SUMMARY OF THE INVENTION
[0009] Accordingly, a first aspect of the present invention
provides a tile for lining a wall of a combustor the wall having a
hot side intended to face a combustion volume and a corresponding
cold side intended to face away from the combustion volume, the
tile having a tile body with one or more bosses protruding from a
cold side thereof, the or each boss extending, in use, through the
wall of the combustor, wherein the boss has a threaded recess
formed therein for threadingly connecting with a bolt which is
inserted into the recess from the cold side of the combustor wall,
whereby the bolt fastens the tile to the combustor wall.

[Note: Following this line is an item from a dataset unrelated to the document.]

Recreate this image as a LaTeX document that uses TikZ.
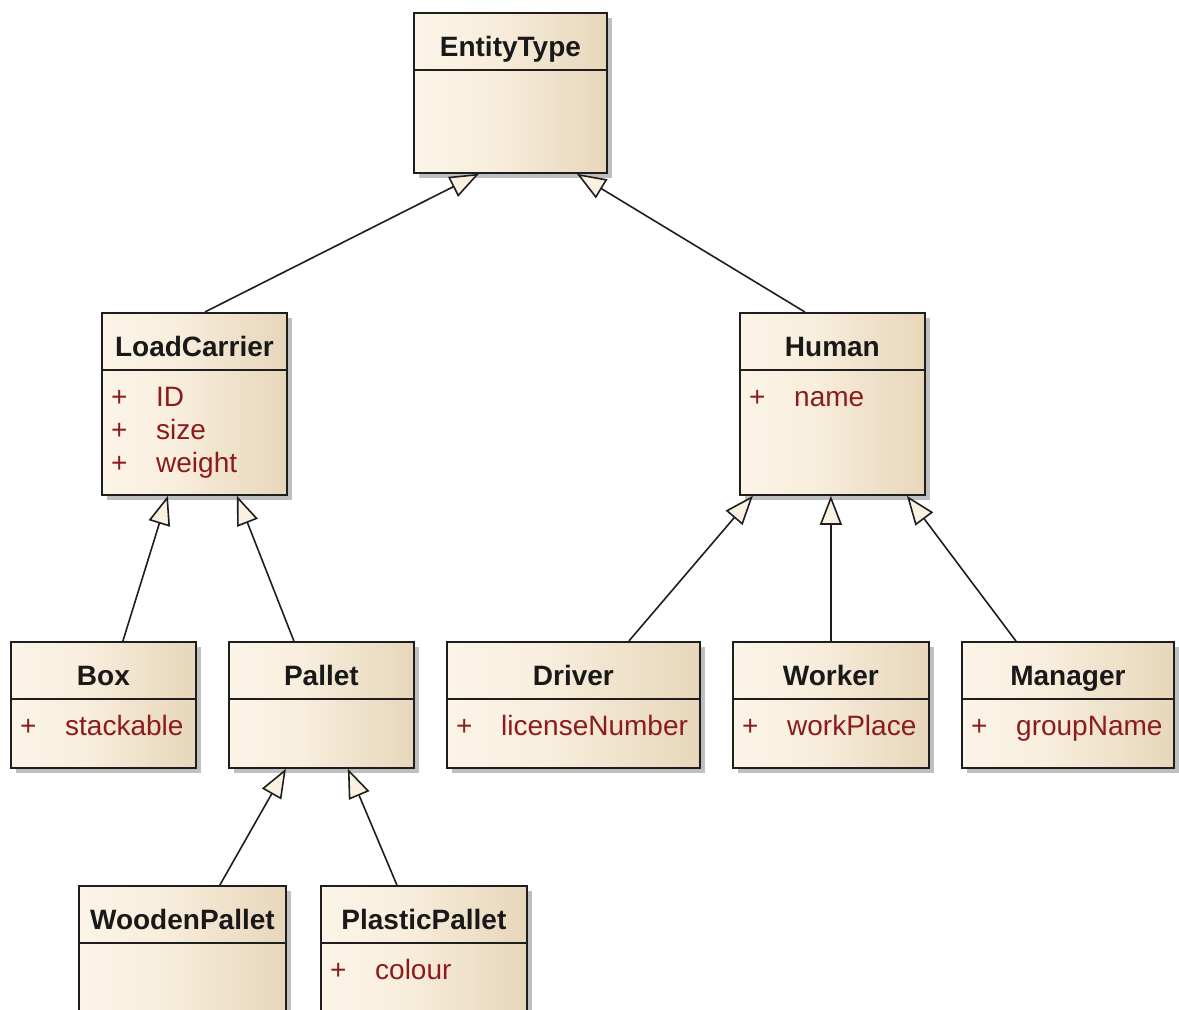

[0010] Such a boss can have a significantly reduced height relative
to a conventional fixing stud, and thus, in a tile with laser
machined effusion holes, the area around the boss which can be
problematic to machine may be much reduced. Although the boss is
therefore particularly advantageous when used in relation to a tile
with laser machined effusion holes, it may also be used on tiles
with other types of cooling features, such as cooling
pedestals.
[0011] The tile may have any one or any combination of the
following optional features.
[0012] Typically, the tile body has a generally rectangular or
square shape, although it may be curved to e.g. fit to an annular
combustor wall. There may be a boss at each corner of such a
tile.
[0013] Typically, the combustor is a combustor of a gas turbine
engine.
[0014] Typically, a plurality of cooling air effusion holes, e.g.
angled at 20.degree. or less to the hot side surface of the tile
body, traverse the tile body.
[0015] Preferably, the tile body has one or more spacing
projections (such as one or more rails extending along the
perimeter of the tile body) protruding from the cold side thereof,
the spacing projections engaging with the hot side of the combustor
wall when the tile is fastened thereto to determine a spacing of
the tile body from the combustor wall. Such spacing projections,
being discrete from the or each boss, avoid the need for the boss
to set the spacing of the tile body from the combustor wall.
Cooling air can flow into the gap between the tile body and the
combustor wall and thence to e.g. the effusion holes.
[0016] The boss can be made as long as is necessary to accommodate
in the recess a desired number of thread turns. However, as an
alternative to increasing the height of the boss to accommodate
more thread turns, optionally the recess may be extended into the
tile body.
[0017] The or each boss may have a respective spacer which, in use,
interposes between a head of the bolt and the boss, the spacer
engaging at one side with the head of the bolt and at the opposite
side with the cold side of the combustor wall. The spacer can thus
determine a spacing between the head of the bolt and the cold side
of the combustor wall.
[0018] The spacer may contain one or more cooling air passages
through which cooling air is sent to the hot side of the combustor
wall e.g. to a gap between the tile body and the combustor
wall.
[0019] Optionally, one or more channels may extend through the or
each boss to carry cooling air to the foot of the recess.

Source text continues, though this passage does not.